Tomorrow (Wednesday), we'll dive into a new linked data structure: binary trees!
Exam Prep
1. As always, after reviewing today's lecture materials, challenge yourself to reproduce all of today's code from scratch without referring back to the notes for assistance. Be sure to implement the head insertion and deletion functions from today's notes (both with and without maintaining a tail pointer), even though you've seen the code for those already. The key to getting good at linked lists -- and working with pointers in general -- is to engage in lots of coding practice.
Also, if you're uncertain about how any of the functions from these linked list lectures work, draw plenty of diagrams (with memory addresses!) to help trace through what's going on, and come to office hours or LaIR to discuss any lingering questions. Coding with linked lists can be tricky, and we want to help you get a really strong grasp on them!

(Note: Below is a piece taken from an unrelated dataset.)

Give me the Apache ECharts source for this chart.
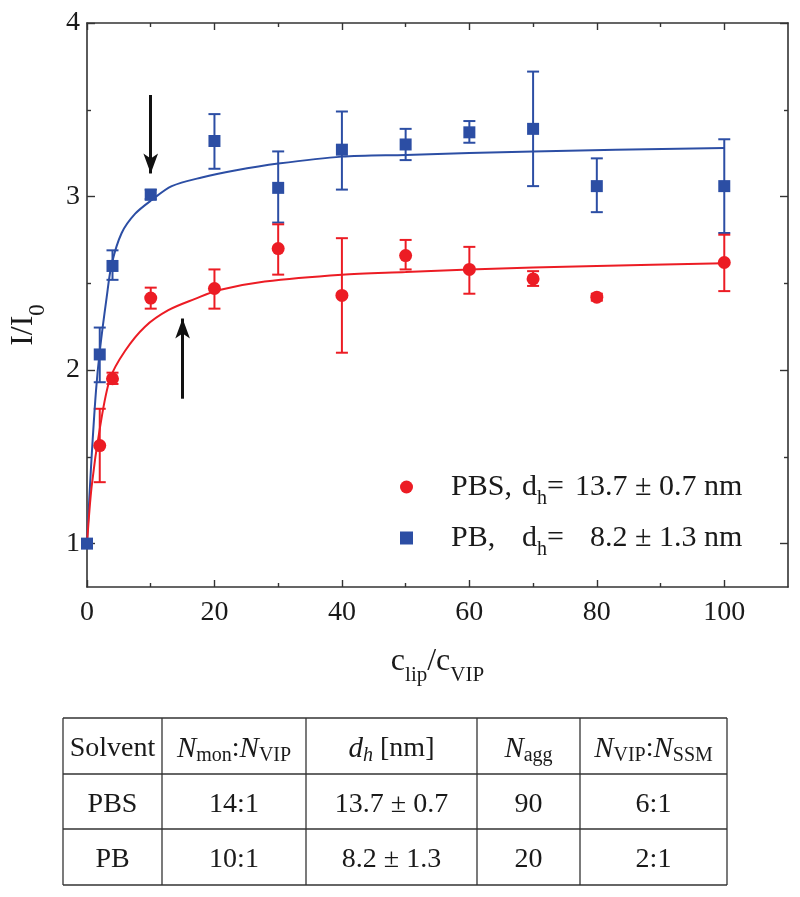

2. What's wrong with the following approach to head insertion?
void headInsert(Node *head, int data)
{
Node *oldHead = head;
head = new Node(data);
head->next = oldHead;
}
Highlight for solution to Exercise #2: Although the algorithm here is slightly different from the one used in class today (our auxiliary pointer is used to keep track of the old head rather than the new head node), that's not at all problematic. The problem here is unrelated to that: we are not passing the head pointer by reference, so any changes we make to head are local and do not reach main().
3. What all is wrong with the following approach to head deletion?
void headDelete(Node *&head)
{
int retval = head->data;
delete head;
head = head->next;
return retval;
}
Highlight for solution to Exercise #3: There are two problems here: (1) We do not check whether head is nullptr before dereferencing it. If this function receives an empty list, it will crash with a segmentation fault. (2) We are attempting to access head->next after deleting head. It's dangerous to dereference the head pointer (using the -> operator) after it has been deleted. See solution in today's notes for a workaround.
4. Write a tailDelete() function that maintains both a head and tail pointer. The function signature is:
int tailDelete(Node *&head, Node *&tail)
5. Write head and tail insertion and deletion functions that operate on doubly linked lists. Maintain both head and tail pointers.
6. Write an O(n) destructor function for our LLQueue class that clears up all the dynamically allocated nodes remaining in the queue. This can be done iteratively or recursively. Try to get it working both ways!
7. Continue working on your current assignment, and be on the lookout for a linked list assignment to be released this Wednesday.
8. Friendly reminder: Your final exam will involve writing some fairly complex code on paper. Don't forget to detach from the Qt Creator every now and then and do a bit of coding and debugging practice on paper so that you're ultra-prepared for that when you get into the exam. It's not too early to start preparing.